# [STATED GOAL]
Extract, in full, the lines below, beginning at the first and ending with the line that contains "1.04, 1.154, 1.29];". Pictures do not belong in the copy.

# [DATASET SECTION]
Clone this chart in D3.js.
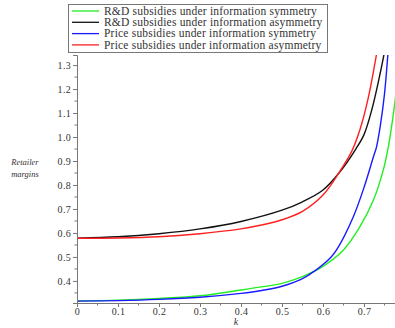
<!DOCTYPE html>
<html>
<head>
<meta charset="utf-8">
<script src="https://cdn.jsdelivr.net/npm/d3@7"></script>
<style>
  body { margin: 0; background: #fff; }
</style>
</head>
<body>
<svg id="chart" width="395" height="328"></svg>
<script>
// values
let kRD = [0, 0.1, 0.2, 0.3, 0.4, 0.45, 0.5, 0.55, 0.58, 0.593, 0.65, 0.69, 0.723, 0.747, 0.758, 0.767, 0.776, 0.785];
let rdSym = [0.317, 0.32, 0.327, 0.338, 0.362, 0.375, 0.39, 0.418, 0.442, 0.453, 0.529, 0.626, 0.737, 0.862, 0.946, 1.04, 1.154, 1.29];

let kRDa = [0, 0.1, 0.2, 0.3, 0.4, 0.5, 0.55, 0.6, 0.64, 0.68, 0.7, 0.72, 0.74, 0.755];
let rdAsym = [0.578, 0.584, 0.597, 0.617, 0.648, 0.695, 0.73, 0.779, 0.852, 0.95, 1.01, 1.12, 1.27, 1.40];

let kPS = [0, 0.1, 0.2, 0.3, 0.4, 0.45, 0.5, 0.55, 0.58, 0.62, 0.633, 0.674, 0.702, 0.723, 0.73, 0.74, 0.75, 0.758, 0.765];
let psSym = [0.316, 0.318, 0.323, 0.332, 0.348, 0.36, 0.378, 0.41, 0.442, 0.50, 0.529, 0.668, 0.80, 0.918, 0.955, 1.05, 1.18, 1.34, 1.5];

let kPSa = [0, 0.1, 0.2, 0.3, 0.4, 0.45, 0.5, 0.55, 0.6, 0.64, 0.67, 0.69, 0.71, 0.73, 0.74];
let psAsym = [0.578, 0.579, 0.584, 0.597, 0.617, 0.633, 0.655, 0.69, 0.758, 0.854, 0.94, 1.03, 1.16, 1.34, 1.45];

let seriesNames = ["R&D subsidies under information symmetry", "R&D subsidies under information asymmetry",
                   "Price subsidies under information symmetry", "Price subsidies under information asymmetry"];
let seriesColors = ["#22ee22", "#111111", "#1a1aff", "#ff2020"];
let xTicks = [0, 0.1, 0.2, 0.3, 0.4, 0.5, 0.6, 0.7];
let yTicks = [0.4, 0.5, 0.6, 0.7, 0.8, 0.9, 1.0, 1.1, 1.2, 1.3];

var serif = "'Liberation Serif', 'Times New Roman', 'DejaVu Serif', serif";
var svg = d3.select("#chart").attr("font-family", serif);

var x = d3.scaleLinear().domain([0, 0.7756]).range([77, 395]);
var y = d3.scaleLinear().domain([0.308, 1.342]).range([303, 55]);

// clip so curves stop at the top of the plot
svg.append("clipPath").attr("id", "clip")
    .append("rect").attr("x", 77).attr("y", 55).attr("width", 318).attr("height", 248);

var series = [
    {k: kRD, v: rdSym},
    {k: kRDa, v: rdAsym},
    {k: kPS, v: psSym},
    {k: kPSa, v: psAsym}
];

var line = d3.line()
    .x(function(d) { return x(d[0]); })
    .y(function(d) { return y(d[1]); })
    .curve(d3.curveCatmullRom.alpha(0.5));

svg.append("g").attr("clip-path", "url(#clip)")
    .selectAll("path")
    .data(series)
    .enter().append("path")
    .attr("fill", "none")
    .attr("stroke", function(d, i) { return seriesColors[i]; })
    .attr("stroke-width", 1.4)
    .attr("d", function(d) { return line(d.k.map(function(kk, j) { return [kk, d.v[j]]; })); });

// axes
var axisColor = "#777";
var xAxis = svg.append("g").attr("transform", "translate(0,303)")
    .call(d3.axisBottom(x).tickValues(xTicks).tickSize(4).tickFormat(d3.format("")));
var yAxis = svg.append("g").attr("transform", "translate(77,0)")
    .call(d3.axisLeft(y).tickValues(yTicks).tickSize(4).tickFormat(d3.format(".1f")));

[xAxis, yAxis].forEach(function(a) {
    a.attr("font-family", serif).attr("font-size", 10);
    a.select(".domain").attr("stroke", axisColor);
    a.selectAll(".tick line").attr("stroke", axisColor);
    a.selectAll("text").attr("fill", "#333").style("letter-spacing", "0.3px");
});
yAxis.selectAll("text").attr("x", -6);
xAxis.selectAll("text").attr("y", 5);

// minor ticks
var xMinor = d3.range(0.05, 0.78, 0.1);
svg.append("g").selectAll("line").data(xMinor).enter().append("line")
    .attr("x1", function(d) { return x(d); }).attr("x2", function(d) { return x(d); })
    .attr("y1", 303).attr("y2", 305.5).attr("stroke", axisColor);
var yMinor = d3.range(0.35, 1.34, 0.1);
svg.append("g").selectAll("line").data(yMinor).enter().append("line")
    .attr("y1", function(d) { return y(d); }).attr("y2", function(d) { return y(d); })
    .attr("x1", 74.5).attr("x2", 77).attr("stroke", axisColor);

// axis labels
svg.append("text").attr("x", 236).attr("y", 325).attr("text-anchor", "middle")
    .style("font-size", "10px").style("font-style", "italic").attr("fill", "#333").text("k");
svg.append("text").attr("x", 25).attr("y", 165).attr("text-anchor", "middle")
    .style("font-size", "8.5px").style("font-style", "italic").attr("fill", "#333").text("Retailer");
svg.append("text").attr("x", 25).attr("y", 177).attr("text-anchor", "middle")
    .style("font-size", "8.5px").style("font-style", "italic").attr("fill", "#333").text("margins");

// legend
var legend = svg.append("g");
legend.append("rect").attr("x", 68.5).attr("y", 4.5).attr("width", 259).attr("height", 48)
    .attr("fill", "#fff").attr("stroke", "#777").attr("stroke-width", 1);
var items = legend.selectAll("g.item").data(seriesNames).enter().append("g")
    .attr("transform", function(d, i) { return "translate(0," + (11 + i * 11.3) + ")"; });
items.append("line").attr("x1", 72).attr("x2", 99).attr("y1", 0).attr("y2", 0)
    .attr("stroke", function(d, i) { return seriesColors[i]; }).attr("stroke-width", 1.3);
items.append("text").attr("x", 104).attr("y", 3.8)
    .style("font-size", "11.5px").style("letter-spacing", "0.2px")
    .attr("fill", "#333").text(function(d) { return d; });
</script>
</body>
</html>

# [RESPONSE TO THIS TASK]
Clone this chart in D3.js.
<!DOCTYPE html>
<html>
<head>
<meta charset="utf-8">
<script src="https://cdn.jsdelivr.net/npm/d3@7"></script>
<style>
  body { margin: 0; background: #fff; }
</style>
</head>
<body>
<svg id="chart" width="395" height="328"></svg>
<script>
// values
let kRD = [0, 0.1, 0.2, 0.3, 0.4, 0.45, 0.5, 0.55, 0.58, 0.593, 0.65, 0.69, 0.723, 0.747, 0.758, 0.767, 0.776, 0.785];
let rdSym = [0.317, 0.32, 0.327, 0.338, 0.362, 0.375, 0.39, 0.418, 0.442, 0.453, 0.529, 0.626, 0.737, 0.862, 0.946, 1.04, 1.154, 1.29];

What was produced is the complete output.